▶ [STATED PROBLEM]
Pictures excluded, return the lines below from the first through the line holding "x = np.arange(len(timepoints))".
----
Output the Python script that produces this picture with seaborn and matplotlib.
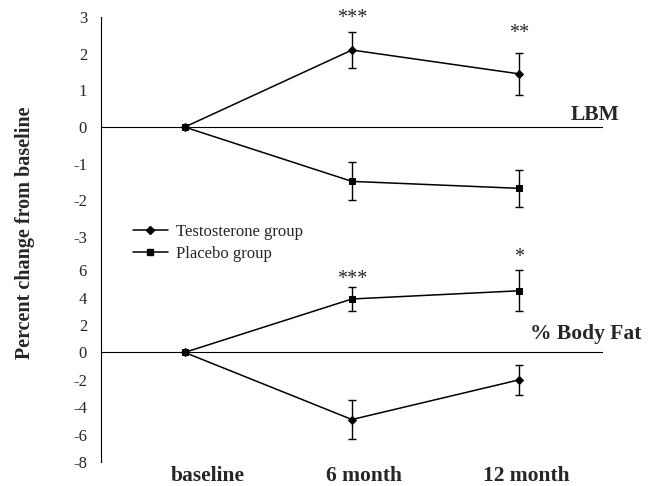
import matplotlib
matplotlib.use("Agg")
import matplotlib.pyplot as plt
import seaborn as sns
import pandas as pd
import numpy as np

# Time points and groups
timepoints = ["baseline", "6 month", "12 month"]
groups = ["Testosterone group", "Placebo group"]

# Lean body mass, percent change from baseline (mean and SE)
lbm_testo = [0.0, 2.1, 1.45]
lbm_testo_se = [0.0, 0.5, 0.58]
lbm_placebo = [0.0, -1.48, -1.67]
lbm_placebo_se = [0.0, 0.52, 0.5]

# Percent body fat, percent change from baseline (mean and SE)
fat_testo = [0.0, -4.9, -2.0]
fat_testo_se = [0.0, 1.4, 1.1]
fat_placebo = [0.0, 3.9, 4.5]
fat_placebo_se = [0.0, 0.9, 1.5]

# Significance markers: panel, time index, label
star_panels = ["LBM", "LBM", "FAT", "FAT"]
star_times = [1, 2, 1, 2]
star_labels = ["***", "**", "***", "*"]

sns.set_style("white")
plt.rcParams["font.family"] = ["Liberation Serif", "DejaVu Serif"]
plt.rcParams["axes.unicode_minus"] = False

fig = plt.figure(figsize=(6.49, 4.86), dpi=100)
ax_top = fig.add_axes([0.1556, 0.506, 0.7734, 0.459])
ax_bot = fig.add_axes([0.1556, 0.0494, 0.7734, 0.4566])

markers = {"Testosterone group": "D", "Placebo group": "s"}
x = np.arange(len(timepoints))


def panel(ax, testo, testo_se, placebo, placebo_se):
    df = pd.DataFrame({
        "time": np.concatenate([x, x]),
        "change": testo + placebo,
        "group": [groups[0]] * len(x) + [groups[1]] * len(x),
    })
    sns.lineplot(data=df, x="time", y="change", style="group", markers=markers,
                 dashes=False, color="black", linewidth=1.1, markersize=4.5,
                 markeredgecolor="black", ax=ax, legend=False)
    for vals, se in [(testo, testo_se), (placebo, placebo_se)]:
        ax.errorbar(x[1:], vals[1:], yerr=se[1:], fmt="none", ecolor="black",
                    elinewidth=1.0, capsize=3, capthick=1.0)
    ax.axhline(0, color="black", linewidth=0.8, zorder=0)
    ax.set_xlim(-0.5, 2.5)
    for s in ["top", "right", "bottom"]:
        ax.spines[s].set_visible(False)
    ax.spines["left"].set_color("black")
    ax.spines["left"].set_linewidth(0.8)
    ax.set_xlabel("")
    ax.set_ylabel("")
    ax.tick_params(axis="y", length=0, pad=10, labelsize=12)
    ax.set_facecolor("none")


panel(ax_top, lbm_testo, lbm_testo_se, lbm_placebo, lbm_placebo_se)
panel(ax_bot, fat_testo, fat_testo_se, fat_placebo, fat_placebo_se)

ax_top.set_ylim(-3.08, 3)
ax_top.set_yticks(range(-3, 4))
ax_top.set_xticks([])

ax_bot.set_ylim(-8, 8.2)
ax_bot.set_yticks(range(-8, 7, 2))
# category labels sit slightly right of their points
ax_bot.set_xticks(x + np.array([0.14, 0.07, 0.04]))
ax_bot.set_xticklabels(timepoints, fontsize=15.5, fontweight="bold")
ax_bot.tick_params(axis="x", length=0, pad=3)

# Significance asterisks above the upper error bar (offsets in points)
panels = {
    "LBM": (ax_top, lbm_testo, lbm_testo_se, lbm_placebo, lbm_placebo_se),
    "FAT": (ax_bot, fat_testo, fat_testo_se, fat_placebo, fat_placebo_se),
}
star_offsets = [6.5, 10.8, 1.8, 5.9]
for key, i, label, off in zip(star_panels, star_times, star_labels, star_offsets):
    ax, t, tse, p, pse = panels[key]
    top = max(t[i] + tse[i], p[i] + pse[i])
    ax.annotate(label, (x[i], top), xytext=(0, off), textcoords="offset points",
                ha="center", va="baseline", fontsize=14.5,
                annotation_clip=False)

ax_top.text(2.60, 0.19, "LBM", ha="right", va="baseline", fontsize=15.5,
            fontweight="bold")
ax_bot.text(2.73, 1.0, "% Body Fat", ha="right", va="baseline", fontsize=15.5,
            fontweight="bold")

fig.text(0.0385, 0.522, "Percent change from baseline", rotation=90,
         ha="center", va="center", fontsize=14.5, fontweight="bold")

handles = [
    plt.Line2D([], [], color="black", marker=markers[g], markersize=4.5,
               linewidth=1.1)
    for g in groups
]
fig.legend(handles, groups, loc="center left", bbox_to_anchor=(0.192, 0.500),
           frameon=False, fontsize=12, borderpad=0, handlelength=2.1,
           handletextpad=0.5, labelspacing=0.4, numpoints=1)

fig.savefig("out.png", dpi=100)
----
▶ [EXERCISE ANSWER]
Output the Python script that produces this picture with seaborn and matplotlib.
import matplotlib
matplotlib.use("Agg")
import matplotlib.pyplot as plt
import seaborn as sns
import pandas as pd
import numpy as np

# Time points and groups
timepoints = ["baseline", "6 month", "12 month"]
groups = ["Testosterone group", "Placebo group"]

# Lean body mass, percent change from baseline (mean and SE)
lbm_testo = [0.0, 2.1, 1.45]
lbm_testo_se = [0.0, 0.5, 0.58]
lbm_placebo = [0.0, -1.48, -1.67]
lbm_placebo_se = [0.0, 0.52, 0.5]

# Percent body fat, percent change from baseline (mean and SE)
fat_testo = [0.0, -4.9, -2.0]
fat_testo_se = [0.0, 1.4, 1.1]
fat_placebo = [0.0, 3.9, 4.5]
fat_placebo_se = [0.0, 0.9, 1.5]

# Significance markers: panel, time index, label
star_panels = ["LBM", "LBM", "FAT", "FAT"]
star_times = [1, 2, 1, 2]
star_labels = ["***", "**", "***", "*"]

sns.set_style("white")
plt.rcParams["font.family"] = ["Liberation Serif", "DejaVu Serif"]
plt.rcParams["axes.unicode_minus"] = False

fig = plt.figure(figsize=(6.49, 4.86), dpi=100)
ax_top = fig.add_axes([0.1556, 0.506, 0.7734, 0.459])
ax_bot = fig.add_axes([0.1556, 0.0494, 0.7734, 0.4566])

markers = {"Testosterone group": "D", "Placebo group": "s"}
x = np.arange(len(timepoints))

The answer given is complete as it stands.